Scientific classification
- Kingdom: Animalia
- Phylum: Chordata
- Class: Actinopterygii
- Order: Cypriniformes
- Family: Leuciscidae
- Subfamily: Phoxininae
- Genus: Phoxinus
- Species: P. strymonicus
- Binomial name: Phoxinus strymonicus Kottelat, 2007

= Phoxinus strymonicus =

- Authority: Kottelat, 2007
- Conservation status: EN

Species of fish

Phoxinus strymonicus, the Aegean minnow, is a species of freshwater ray-finned fish belonging to the family Leuciscidae, which includes the daces, minnows and related fishes. This fish is endemic to northeastern Greece.

==Taxonomy==
Phoxinus strymonicus was first formally described in 2007 by the Swiss ichthyologist Maurice Kottelat, with its type locality given as "Strymon drainage, Angitis system, canals near Kalambaki, about 14 kilometers south of Drama, Macedonia, Greece". Kottelat was studying the variation in populations of what were thought to be common minnows, Phoxinus phoxinus sensu lato, and discovered that what had been thought to be a single widespread Palearctic species was, in fact, a species complex.
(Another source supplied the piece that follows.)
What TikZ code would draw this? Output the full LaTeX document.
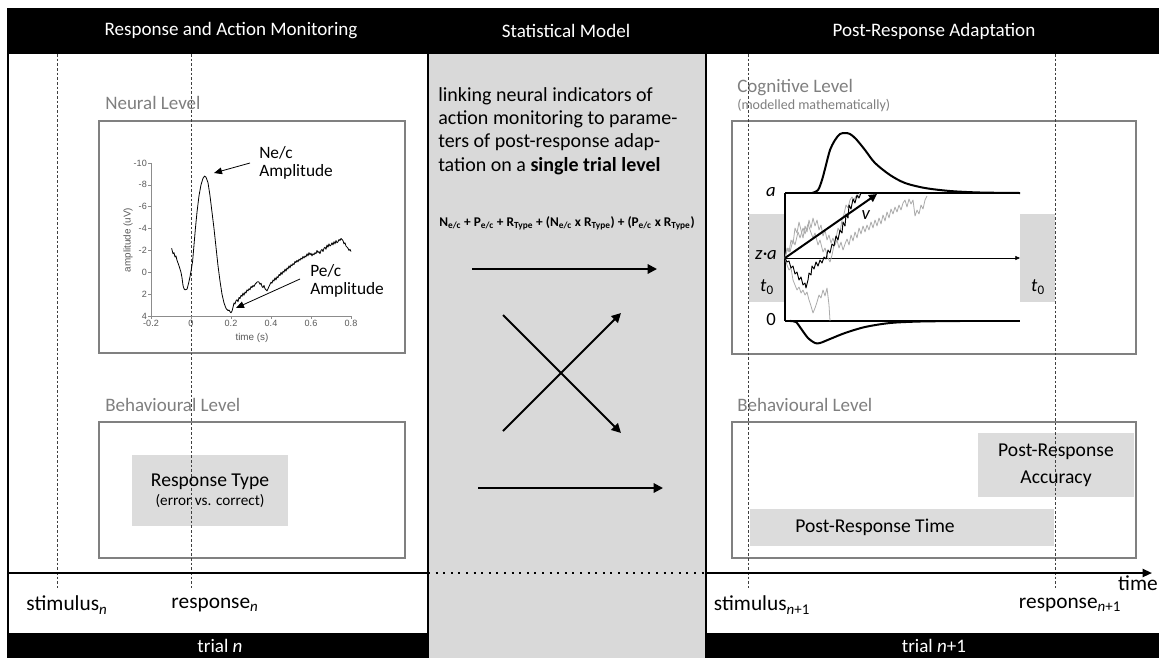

This species is classified within the genus Phoxinus, the Eurasian minnows, within the monotypic subfamily Phoxininae of the family Leuciscidae.

==Etymology==
Phoxinus strymonicus belongs to the genus Phoxinus. This name is derived from the Greek phoxinos, meaning "small fishes". In 1553 Pierre Belon used it to refer to the fishes known as minnows in English and Carl Linnaeus used it as the specific name of a fish in 1758, which Constantine Samuel Rafinesque applied tautologically to the genus of minnows in 1820, its only species being Phoxinus phoxinus. The specific name, strymonicus, refers to the Struma or Strymon River in Greece, the type locality.

==Description==
Phoxinus strymonicus is identified from other European members of the genus Phoxinus by the having only small patches of scales on the breast, or their absence. The origin of the anal fin is in front of the base of the last dorsal fin ray. This is a small fish with a maximum standard length of 4.2 cm,

==Distribution and habitat==
Phoxinus strymonicus is endemic to the lower Strymon River system, where it occurs in the Agitis River and the adjacent Marmaras River in northeastern Greece. It can be found among dense vegetation in shallow water in small creeks fed with spring water, and in canals in cultivated areas. It is most abundant in small streams that have clear and cold water.